Obviously, the common element in this narrow stream is I, me, and mine. And those all refer to our ego, to what we unquestioningly believe ourselves to be. We spend our lives defending it, refining it, building it, and serving it. But right here we need to ask, so what? Why is ego a problem for our spiritual path?

Ego is a spiritual problem in several related ways. It leads us falsely to believe that we are separate from everyone and everything else. It blocks the channel to our true individuality and the deeper realms of the spirit. And it distracts us from reality by constantly presenting itself as who I am, so that I believe in it, defend it, and serve it, this false and illusory god of ego, of me.

The solution is twofold. First, we learn to see the truth that our ego is only an illusion, an empty shell with nothing at its core. Second, we learn to recognize our true I, who is not self-centered like ego and who connects us with each other and with the deeper spirit. However, these are not trivial matters, having layer upon layer of subtlety that can take many years to penetrate. But the path to that does pay enormous dividends along the way.

To see our own ego in action, we begin with noticing our thoughts as thoughts and our emotions as emotions, seeing these for what they are: just thoughts and just emotions. It is through our thoughts and emotions that ego does its mischief. Sitting behind the curtain, like the Wizard of Oz, our ego pulls the levers of thought and emotions, making them all revolve around me, so that we believe they are me, we believe we are our thoughts and emotions, we believe our thoughts and emotions are direct expressions of me, we believe the thought I is who we are. Yet taking a step back to see them as they are, we realize that our thoughts primarily run on their own, thinking themselves by automatic associative processes, one thought leading to another, ad nauseum. We realize that our emotions are primarily just automatic reactions to events and usually flow in concert with our automatic thoughts. None of that is who I am, it is all just programming and mechanism.

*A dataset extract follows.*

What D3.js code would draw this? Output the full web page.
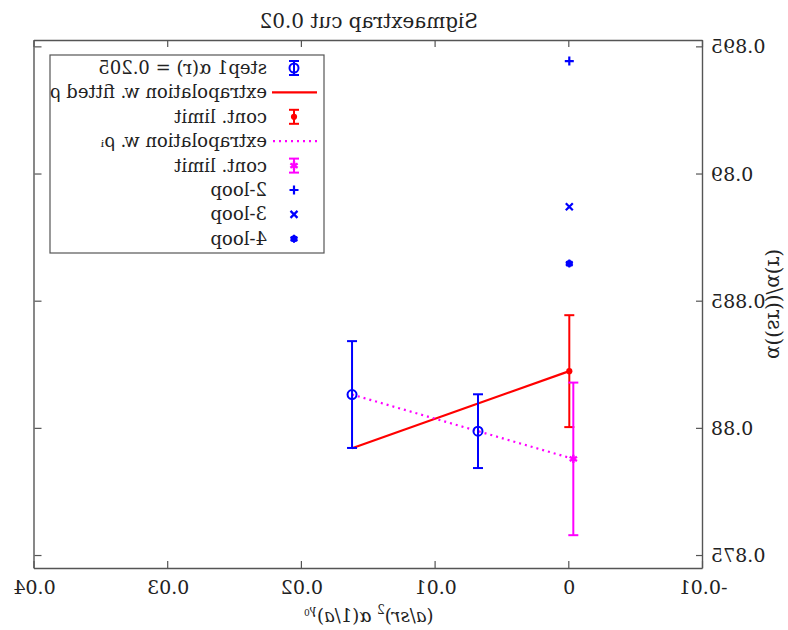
<!DOCTYPE html>
<html>
<head>
<meta charset="utf-8">
<script src="https://cdn.jsdelivr.net/npm/d3@7"></script>
<style>
  body { margin: 0; background: #fff; }
  svg text { font-family: "DejaVu Serif", "Liberation Serif", serif; fill: #222; }
</style>
</head>
<body>
<div id="chart"></div>
<script>
// step1 points, alpha(r) = 0.205
const stepX = [0.01625, 0.00683];
const stepY = [0.88131, 0.87987];
const stepErr = [0.0021, 0.00145];

// extrapolation w. fitted rho
const fitX = [0.01625, 0];
const fitY = [0.8792, 0.88223];
const fitLimit = { x: 0, y: 0.88223, err: 0.0022 };

// extrapolation w. rho_i
const rhoX = [0.01625, -0.0003];
const rhoY = [0.88131, 0.87878];
const rhoLimit = { x: -0.0003, y: 0.87878, err: 0.003 };

// perturbative loops at x = 0
const loopNames = ['2-loop', '3-loop', '4-loop'];
const loopY = [0.89442, 0.88869, 0.88646];

const xTicks = [-0.01, 0, 0.01, 0.02, 0.03, 0.04];
const xTickLabels = ['-0.01', '0', '0.01', '0.02', '0.03', '0.04'];
const yTicks = [0.875, 0.88, 0.885, 0.89, 0.895];
const yTickLabels = ['0.875', '0.88', '0.885', '0.89', '0.895'];

const W = 788, H = 630;
const pLeft = 85, pRight = 753.5, pTop = 40, pBottom = 568;

const blue = '#0000ff', red = '#ff0000', magenta = '#ff00ff';

const svg = d3.select('#chart').append('svg')
  .attr('width', W)
  .attr('height', H);

// the whole figure is mirrored left-right
const g = svg.append('g').attr('transform', `translate(${W},0) scale(-1,1)`);

const x = d3.scaleLinear().domain([-0.01, 0.04]).range([pLeft, pRight]);
const y = d3.scaleLinear().domain([0.87449, 0.89525]).range([pBottom, pTop]);

// frame with ticks on all sides pointing in
const tick = 7;
const axisCol = '#555';
g.append('g').attr('transform', `translate(0,${pBottom})`)
  .call(d3.axisBottom(x).tickValues(xTicks).tickSizeInner(-tick).tickSizeOuter(0).tickFormat(''));
g.append('g').attr('transform', `translate(0,${pTop})`)
  .call(d3.axisTop(x).tickValues(xTicks).tickSizeInner(-tick).tickSizeOuter(0).tickFormat(''));
g.append('g').attr('transform', `translate(${pLeft},0)`)
  .call(d3.axisLeft(y).tickValues(yTicks).tickSizeInner(-tick).tickSizeOuter(0).tickFormat(''));
g.append('g').attr('transform', `translate(${pRight},0)`)
  .call(d3.axisRight(y).tickValues(yTicks).tickSizeInner(-tick).tickSizeOuter(0).tickFormat(''));
g.selectAll('.domain').attr('stroke', axisCol).attr('stroke-width', 1.4);
g.selectAll('.tick line').attr('stroke', axisCol).attr('stroke-width', 1.2);

// tick labels
g.selectAll('.xlab').data(xTicks).enter().append('text')
  .attr('x', d => x(d)).attr('y', pBottom + 26)
  .attr('text-anchor', 'middle').attr('font-size', 19)
  .text((d, i) => xTickLabels[i]);
g.selectAll('.ylab').data(yTicks).enter().append('text')
  .attr('x', pLeft - 8).attr('y', d => y(d) + 7)
  .attr('text-anchor', 'end').attr('font-size', 19)
  .text((d, i) => yTickLabels[i]);

// title
g.append('text').attr('x', (pLeft + pRight) / 2).attr('y', 28)
  .attr('text-anchor', 'middle').attr('font-size', 20)
  .text('Sigmaextrap cut 0.02');

// x label: (a/sr)^2 α(1/a)^γ0
const xl = g.append('text').attr('x', (pLeft + pRight) / 2).attr('y', 622)
  .attr('text-anchor', 'middle').attr('font-size', 18);
xl.append('tspan').text('(');
xl.append('tspan').attr('font-style', 'italic').text('a');
xl.append('tspan').text('/');
xl.append('tspan').attr('font-style', 'italic').text('sr');
xl.append('tspan').text(')');
xl.append('tspan').attr('font-size', 12).attr('dy', -8).text('2');
xl.append('tspan').attr('dy', 8).attr('font-style', 'italic').text(' α');
xl.append('tspan').text('(1/');
xl.append('tspan').attr('font-style', 'italic').text('a');
xl.append('tspan').text(')');
xl.append('tspan').attr('font-size', 12).attr('dy', -8).attr('font-style', 'italic').text('γ');
xl.append('tspan').attr('font-size', 9).attr('dy', 2).text('0');

// y label
g.append('text')
  .attr('transform', `translate(20,${(pTop + pBottom) / 2}) rotate(-90)`)
  .attr('text-anchor', 'middle').attr('font-size', 20)
  .text('α((sr))/α(r)');

const plot = g.append('g');

function errBar(sel, cx, cy, err, col) {
  const cap = 5;
  sel.append('line').attr('x1', x(cx)).attr('x2', x(cx))
    .attr('y1', y(cy - err)).attr('y2', y(cy + err))
    .attr('stroke', col).attr('stroke-width', 2);
  [cy - err, cy + err].forEach(v => {
    sel.append('line').attr('x1', x(cx) - cap).attr('x2', x(cx) + cap)
      .attr('y1', y(v)).attr('y2', y(v))
      .attr('stroke', col).attr('stroke-width', 2);
  });
}

const line = d3.line().x(d => x(d[0])).y(d => y(d[1]));

// fitted rho line
plot.append('path').datum(d3.zip(fitX, fitY)).attr('d', line)
  .attr('fill', 'none').attr('stroke', red).attr('stroke-width', 2.2);
// rho_i dotted line
plot.append('path').datum(d3.zip(rhoX, rhoY)).attr('d', line)
  .attr('fill', 'none').attr('stroke', magenta).attr('stroke-width', 2.2)
  .attr('stroke-dasharray', '2,4');

// step1 points
stepX.forEach((v, i) => {
  errBar(plot, v, stepY[i], stepErr[i], blue);
  plot.append('circle').attr('cx', x(v)).attr('cy', y(stepY[i])).attr('r', 4.5)
    .attr('fill', 'none').attr('stroke', blue).attr('stroke-width', 2);
});

// continuum limits
errBar(plot, fitLimit.x, fitLimit.y, fitLimit.err, red);
plot.append('path').attr('transform', `translate(${x(fitLimit.x)},${y(fitLimit.y)})`)
  .attr('d', d3.symbol(d3.symbolCircle, 30)).attr('fill', red);
errBar(plot, rhoLimit.x, rhoLimit.y, rhoLimit.err, magenta);
plot.append('path').attr('transform', `translate(${x(rhoLimit.x)},${y(rhoLimit.y)})`)
  .attr('d', d3.symbol(d3.symbolAsterisk, 50)).attr('stroke', magenta).attr('stroke-width', 2.5).attr('fill', 'none');

// loop markers
function loopMark(sel, cx, cy, i) {
  if (i === 0) {
    sel.append('path').attr('d', `M${cx - 4.5},${cy}H${cx + 4.5}M${cx},${cy - 4.5}V${cy + 4.5}`)
      .attr('stroke', blue).attr('stroke-width', 2.2);
  } else if (i === 1) {
    sel.append('path').attr('d', `M${cx - 3.5},${cy - 3.5}L${cx + 3.5},${cy + 3.5}M${cx - 3.5},${cy + 3.5}L${cx + 3.5},${cy - 3.5}`)
      .attr('stroke', blue).attr('stroke-width', 2.2);
  } else {
    sel.append('circle').attr('cx', cx).attr('cy', cy).attr('r', 3.5).attr('fill', blue);
    sel.append('path').attr('transform', `translate(${cx},${cy})`)
      .attr('d', d3.symbol(d3.symbolAsterisk, 45)).attr('stroke', blue).attr('stroke-width', 2).attr('fill', 'none');
  }
}
loopY.forEach((v, i) => loopMark(plot, x(0), y(v), i));

// legend
const lg = g.append('g');
lg.append('rect').attr('x', 464).attr('y', 55).attr('width', 274).attr('height', 198)
  .attr('fill', '#fff').attr('stroke', axisCol).attr('stroke-width', 1.2);
const rowY = i => 68 + i * 24.4;
const symX = 494, txtX = 521;
const legendLabels = ['step1 α(r) = 0.205', 'extrapolation w. fitted ρ', 'cont. limit',
  'extrapolation w. ρᵢ', 'cont. limit'].concat(loopNames);
legendLabels.forEach((t, i) => {
  lg.append('text').attr('x', txtX).attr('y', rowY(i) + 6).attr('font-size', 18).text(t);
});
// row symbols
function legErr(i, col) {
  const cy = rowY(i);
  lg.append('line').attr('x1', symX).attr('x2', symX).attr('y1', cy - 7).attr('y2', cy + 7)
    .attr('stroke', col).attr('stroke-width', 2);
  [cy - 7, cy + 7].forEach(v => lg.append('line').attr('x1', symX - 5).attr('x2', symX + 5)
    .attr('y1', v).attr('y2', v).attr('stroke', col).attr('stroke-width', 2));
}
legErr(0, blue);
lg.append('circle').attr('cx', symX).attr('cy', rowY(0)).attr('r', 4.5)
  .attr('fill', 'none').attr('stroke', blue).attr('stroke-width', 2);
lg.append('line').attr('x1', 471).attr('x2', 516).attr('y1', rowY(1)).attr('y2', rowY(1))
  .attr('stroke', red).attr('stroke-width', 2.2);
legErr(2, red);
lg.append('path').attr('transform', `translate(${symX},${rowY(2)})`)
  .attr('d', d3.symbol(d3.symbolCircle, 30)).attr('fill', red);
lg.append('line').attr('x1', 471).attr('x2', 516).attr('y1', rowY(3)).attr('y2', rowY(3))
  .attr('stroke', magenta).attr('stroke-width', 2.2).attr('stroke-dasharray', '2,4');
legErr(4, magenta);
lg.append('path').attr('transform', `translate(${symX},${rowY(4)})`)
  .attr('d', d3.symbol(d3.symbolAsterisk, 50)).attr('stroke', magenta).attr('stroke-width', 2.5).attr('fill', 'none');
loopNames.forEach((n, i) => loopMark(lg, symX, rowY(5 + i), i));
</script>
</body>
</html>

Taking another step back, to look behind the curtain for our supposed I, ego, we find nothing, we find the space behind the curtain is empty, we find that ego is just an illusion, an assumption based on the complex patterns of our associative thoughts and reactive emotions. Our ego is a pretend self. And that, of course, is why we need to defend it so vigorously, because if we did not the whole house of cards would collapse. And since it is the only house we know, that can be a daunting prospect. Yet this illusion of our ego, out of which flow all the other obstacles to our path, must be exposed, sooner or later.

This is where the second part of the solution enters, our true I, the one in us who sees, the one in us who can act for and from the whole of us, the one in us who is connected with the sacred, with love. We approach this first by being our attention and then by being our intention in action, by being the one in us who sees and acts. This I is very different than ego, because it is not self-centered and self-referential, it is real. Though because our I is will and because will is not material, we cannot put our finger on our I, but we can be I. And that I has an affinity, a direct connection with every other I, which is the source of our innate compassion for each other.

Yet here we are wasting our lives in the familiar and comfortable illusion of ego. Instead of striving for the real and the sacred, we stay half-aware and self-centered. We may awaken accidentally for brief periods, but quickly fall back to our former state. Nevertheless there is hope. For a stable personal reality, we engage in the practices of the spirit, in body awareness, in presence, in meditation, and in prayer. Each moment of practice accumulates to help us see through the illusion of ego and become fully ourselves, become our true I.

For this week, look into your own illusion of ego, your own self-centeredness.